A shortage of lorry drivers in Britain has reached “crisis point”, industry bosses have warned.

The lack of workers has already caused supermarkets to miss deliveries on products.

If this issue persists, supermarkets could be “weeks away” from empty shelves.

Industry leaders have written to Boris Johnson to inform him that there is now a shortage of over 100,000 drivers.

They have also asked the prime minister to take action.

The letter, written by the Road Haulage Association (RHA) and signed by 20 industry bosses, states: “Prior to the pandemic, we estimated a shortage in excess of 60,000.

“Several factors have exacerbated the shortage which is now at crisis point (over 100,000) and critical supply chains are failing.”

The industry bosses wrote that supermarkets are already experiencing shortages of certain products and the problem will “only get worse” if not “urgently” addressed.

The RHA is asking the Government to bring back EU workers as the issue, it claims, cannot be solved by training British workers.

Many EU citizens have gone back to the European mainland due to Brexit and the coronavirus pandemic.

This, as well as other factors, have contributed to the shortage in lorry drivers and other workers within the food industry.

The RHA said in the letter: “We ask for the introduction of a temporary worker visa for HGV drivers and for this occupation to be added to the Home Office Shortage Occupation List.”

If the Government does not act, Britons could see more empty shelves in supermarkets and more food products made unavailable.

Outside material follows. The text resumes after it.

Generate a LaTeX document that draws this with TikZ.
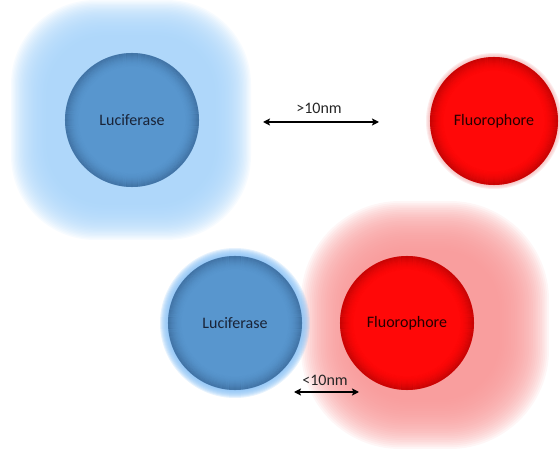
\documentclass[tikz,border=0pt]{standalone}
\usepackage{fontspec}
\setmainfont{Carlito}
\usetikzlibrary{arrows.meta}

\definecolor{lucin}{RGB}{88,150,206}
\definecolor{lucdark}{RGB}{30,60,100}
\definecolor{fluin}{RGB}{255,8,8}
\definecolor{fludark}{RGB}{110,0,0}
\definecolor{glowblue}{RGB}{168,212,250}
\definecolor{rimblue}{RGB}{135,192,245}
\definecolor{glowred}{RGB}{248,150,150}
\definecolor{rimred}{RGB}{242,165,165}
\definecolor{labeldark}{RGB}{25,35,55}

% soft halo built from stacked translucent rounded squares
% #1,#2 centre, #3 outer half size, #4 colour, #5 corner factor, #6 step
\newcommand\softhalo[6]{%
  \foreach \k in {0,...,27}{%
    \pgfmathsetmacro\hh{#3-#6*\k}%
    \pgfmathsetmacro\rr{#5*\hh}%
    \fill[#4, opacity=0.085, rounded corners=\rr pt]
      ({#1-\hh},{#2-\hh}) rectangle ({#1+\hh},{#2+\hh});
  }}
% thin glowing rim around a sphere
\newcommand\softrim[5]{%
  \foreach \k in {1,...,#4}{%
    \pgfmathsetmacro\rr{#3+\k}%
    \fill[#5, opacity=0.2] (#1,#2) circle[radius=\rr pt];
  }}
% darkening towards the inside edge of a sphere
\newcommand\innershade[3]{%
  \foreach \k in {0,...,13}{%
    \pgfmathsetmacro\rr{#2-0.5-\k}%
    \pgfmathsetmacro\oo{0.34*(1-\k/14)^1.8}%
    \draw[#3, opacity=\oo, line width=1.05pt] (#1) circle[radius=\rr pt];
  }}

\tikzset{
  sphere/.style={circle, inner sep=0pt, font=\fontsize{16}{19}\selectfont},
  lucnode/.style={sphere, fill=lucin, text=labeldark, minimum size=134pt},
  flunode/.style={sphere, fill=fluin, text=black!85!red, minimum size=#1},
  dimarrow/.style={line width=2pt,
    {Stealth[length=7pt,width=7pt,inset=1.5pt]}-{Stealth[length=7pt,width=7pt,inset=1.5pt]}},
  dimlabel/.style={font=\fontsize{16}{19}\selectfont, text=black!85, inner sep=0pt}
}

\begin{document}
\begin{tikzpicture}[x=1pt, y=-1pt]
  \useasboundingbox (0,0) rectangle (560,449);

  % halos
  \softhalo{131}{120}{120}{glowblue}{0.7}{1.3}
  \softhalo{425}{325}{124}{glowred}{0.8}{1.8}
  \softrim{494}{121}{64}{4}{rimred}
  \softrim{235}{323}{67}{8}{rimblue}

  % separated pair
  \node[lucnode] (luc1) at (132,120) {};
  \node[flunode=128pt] (flu1) at (494,121) {};
  \innershade{luc1.center}{67}{lucdark}
  \innershade{flu1.center}{64}{fludark}
  \node[sphere, text=labeldark] (luc1t) at (luc1.center) {Luciferase};
  \node[sphere, text=black!85!red] (flu1t) at (flu1.center) {Fluorophore};

  % close pair
  \node[lucnode] (luc2) at (235,323) {};
  \node[flunode=134pt] (flu2) at (407,323) {};
  \innershade{luc2.center}{67}{lucdark}
  \innershade{flu2.center}{67}{fludark}
  \node[sphere, text=labeldark] (luc2t) at (luc2.center) {Luciferase};
  \node[sphere, text=black!85!red] (flu2t) at (flu2.center) {Fluorophore};

  % distances
  \coordinate (d1l) at (263,122);
  \coordinate (d1r) at (379,122);
  \draw[dimarrow] (d1l) -- (d1r);
  \node[dimlabel, anchor=base] (lab1) at (319,114) {>10nm};

  \coordinate (d2l) at (294,392);
  \coordinate (d2r) at (359,392);
  \draw[dimarrow] (d2l) -- (d2r);
  \node[dimlabel, anchor=base] (lab2) at (325,385) {<10nm};
\end{tikzpicture}
\end{document}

Richard Burnett, CEO of the RHA, told ITV News this week: “We are weeks away from gaps on the shelves, it is as serious as that.

“The government needs to treat this as an absolute priority.”

The shortage of drivers and other workers has become more difficult to control due to the reopening of the economy and the start of the summer holidays.

The strain on the supply chain is expected to intensify in the coming weeks as workers start to use up to five weeks of their accumulated holiday days while on furlough.

Even though most companies see a diminished workforce during the summer months, this is usually balanced out by an equivalent drop in demand as Britons head abroad.

But with most people staying at home this year, the demand on supply chains is set to be constant.

Shane Brennan, CEO of the Cold Chain Federation, said: “The real crisis for food supplies starts now.

“This time definitely feels different.

“Everywhere you look in a supply chain there are problems.

“Food already isn’t being replenished into supermarkets quick enough and it’s not just because of logistics but a lack of production.”

However, Andrew Opie, Director of Food & Sustainability at the British Retail Consortium said retailers are aware of the lack of workers and trying their best to fix the problem.

Mr Opie explained retailers were working with suppliers to “ensure that consumers still have the same great selection of fresh produce”.